China went through its third review in the UN Human Rights Council last November (“Universal Periodic Review”), in which many concerns about Xinjiang were raised. On Friday, the Council considered the report prepared for China (report link here). While China was able to summon many countries that have close ties to praise China’s human rights performance, such as Russia, Cuba and Iran, many countries urged China to stop its abuse in Xinjiang (including the US, Canada, Germany, Switzerland, Belgium and Australia etc). In response, China resorted to its usual rhetoric and stated that, “the Xinjiang vocational skills education and training institutions, which had been established for counter-terrorism purposes in the Xinjiang Autonomous Region, were focused on the study of legal knowledge, vocational and language skills and on deradicalization, and that they were employment oriented.”

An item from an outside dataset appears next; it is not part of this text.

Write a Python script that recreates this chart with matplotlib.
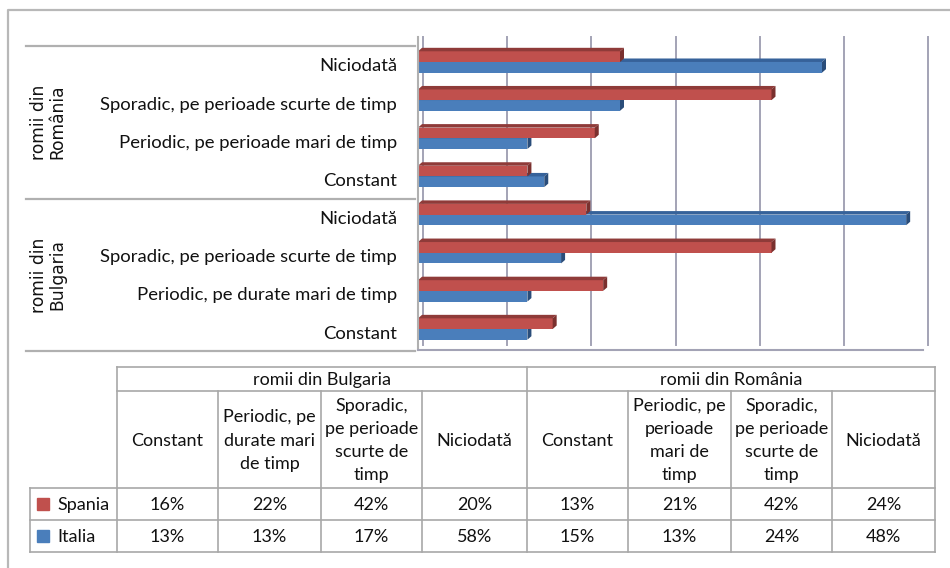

Then the China Daily put out a report that China’s human rights record was praised by the Human Rights Council, with no mention whatsoever of the extensive international criticisms actually voiced against China. Ironically, the report features the photo of smiling Uyghur women dressed in colorful outfits (screenshot below)!

Screenshot, China Daily

Screenshot, China Daily

This reminds me of the 1977-8 first-time visit of Ted Kennedy and eleven family members to China that I helped arrange and escort. Ted wanted very much to visit a Chinese university and make a speech that might electrify the students the way Bobby had done on a Moscow visit. In order to prevent this, our hosts were instructed by the leadership that in no circumstances were we to be allowed to visit a university. In Shanghai we were told that Beijing would be the best place for a university visit. In Beijing we were told the universities were all on holiday but that Changsha would be a good place. In Changsha we were told that it only had eight universities but that Guangzhou, our next stop, had sixteen. At that point we really protested, so the hosts arranged a visit to a beautiful hilltop overlooking Hunan University so we could say that we had “seen” it and there, in a lovely knoll, were five assorted worker, peasant and soldier “students” dressed in colorful native costumes playing a variety of musical instruments. That, of course, enabled us to say we had “met with” students! When this farce led to ridicule and the assurance to our hosts that we would broadcast their charades on leaving China, they “relented” and arranged a visit to a Guangzhou university teacher’s home that they claimed was on campus!